Dataset content:
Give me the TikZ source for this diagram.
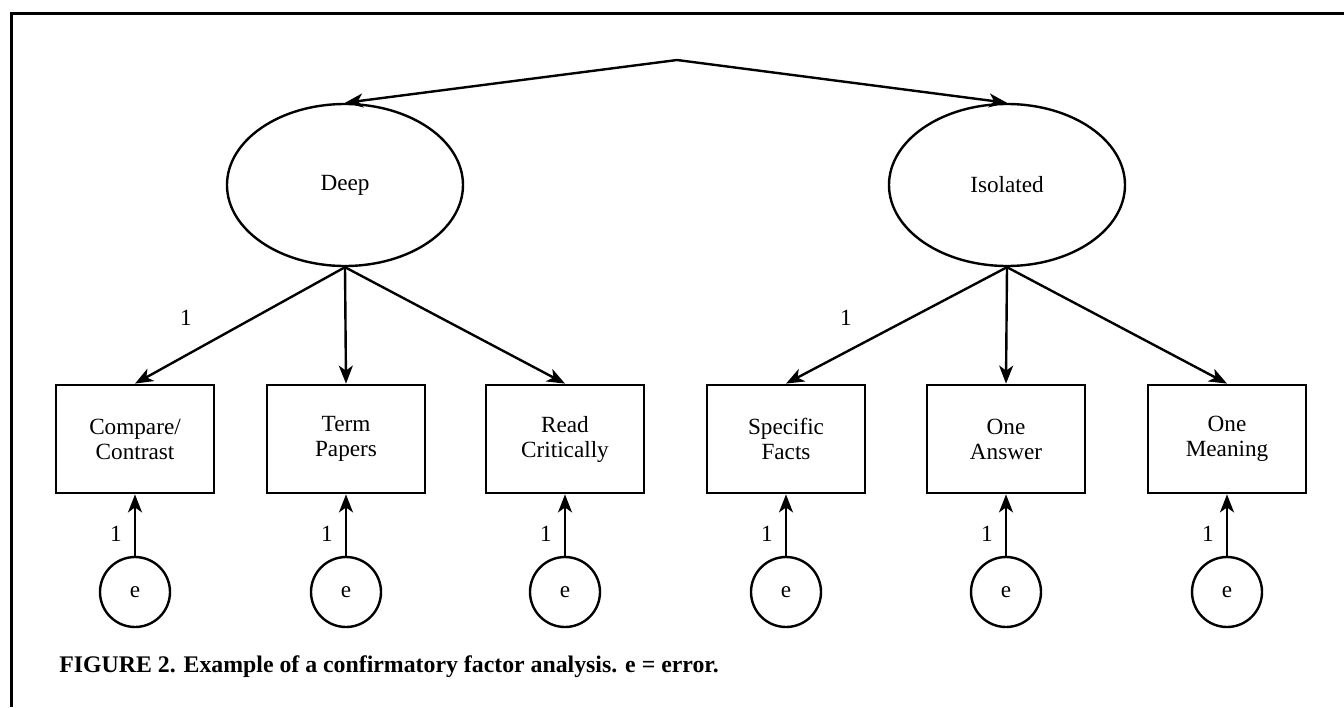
\documentclass[tikz,border=0pt]{standalone}
\usepackage{fontspec}
\setmainfont{Liberation Serif}
\usetikzlibrary{arrows.meta,shapes.geometric}
\begin{document}
\begin{tikzpicture}[x=0.5pt,y=-0.5pt,
  txt/.style={font=\fontsize{11.6}{12.5}\selectfont},
  latent/.style={ellipse,draw,line width=1.2pt,minimum width=118pt,minimum height=81pt,inner sep=0pt,txt},
  obs/.style={rectangle,draw,line width=1.4pt,minimum width=79pt,minimum height=54pt,align=center,inner sep=0pt,txt},
  err/.style={circle,draw,line width=1.2pt,minimum size=35pt,inner sep=0pt,txt},
  arr/.style={line width=1.2pt,-{Stealth[length=9pt,width=7pt,inset=2.5pt]}},
  lbl/.style={inner sep=0pt,txt},
  frame/.style={line width=1.5pt}
]
\useasboundingbox (0,0) rectangle (1344,707);
\draw[frame] (1344,13) -- (11,13) -- (11,707);

\coordinate (apex) at (677,60);
\node[latent] (deep) at (345,185) {Deep};
\node[latent] (iso) at (1007,185) {Isolated};

\node[obs] (b1) at (135,439) {Compare/\\Contrast};
\node[obs] (b2) at (346,439) {Term\\Papers};
\node[obs] (b3) at (565,439) {Read\\Critically};
\node[obs] (b4) at (786,439) {Specific\\Facts};
\node[obs] (b5) at (1006,439) {One\\Answer};
\node[obs] (b6) at (1227,439) {One\\Meaning};

\foreach \i/\x in {1/135,2/346,3/565,4/786,5/1006,6/1227}{
  \node[err] (e\i) at (\x,592) {e};
  \draw[arr] (e\i.north) -- (b\i.south);
  \node[lbl] (l\i) at (\x-19,534) {1};
}

\draw[arr] (apex) -- (deep.north);
\draw[arr] (apex) -- (iso.north);

\draw[arr] (deep.south) -- (b1.north);
\draw[arr] (deep.south) -- (b2.north);
\draw[arr] (deep.south) -- (b3.north);
\draw[arr] (iso.south) -- (b4.north);
\draw[arr] (iso.south) -- (b5.north);
\draw[arr] (iso.south) -- (b6.north);

\node[lbl] (ld) at (186,318) {1};
\node[lbl] (li) at (846,318) {1};

\node[anchor=base west,inner sep=0pt,font=\fontsize{11.9}{14}\selectfont\bfseries] (cap) at (59,672) {FIGURE 2. Example of a confirmatory factor analysis. e = error.};
\end{tikzpicture}
\end{document}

Stated exercise:
Quote, exactly and only, the lines from the first line of the data above through the line containing "(iso) at (1007,185)". The pictures do not belong in it.

Answer to this task:
Give me the TikZ source for this diagram.
\documentclass[tikz,border=0pt]{standalone}
\usepackage{fontspec}
\setmainfont{Liberation Serif}
\usetikzlibrary{arrows.meta,shapes.geometric}
\begin{document}
\begin{tikzpicture}[x=0.5pt,y=-0.5pt,
  txt/.style={font=\fontsize{11.6}{12.5}\selectfont},
  latent/.style={ellipse,draw,line width=1.2pt,minimum width=118pt,minimum height=81pt,inner sep=0pt,txt},
  obs/.style={rectangle,draw,line width=1.4pt,minimum width=79pt,minimum height=54pt,align=center,inner sep=0pt,txt},
  err/.style={circle,draw,line width=1.2pt,minimum size=35pt,inner sep=0pt,txt},
  arr/.style={line width=1.2pt,-{Stealth[length=9pt,width=7pt,inset=2.5pt]}},
  lbl/.style={inner sep=0pt,txt},
  frame/.style={line width=1.5pt}
]
\useasboundingbox (0,0) rectangle (1344,707);
\draw[frame] (1344,13) -- (11,13) -- (11,707);

\coordinate (apex) at (677,60);
\node[latent] (deep) at (345,185) {Deep};
\node[latent] (iso) at (1007,185) {Isolated};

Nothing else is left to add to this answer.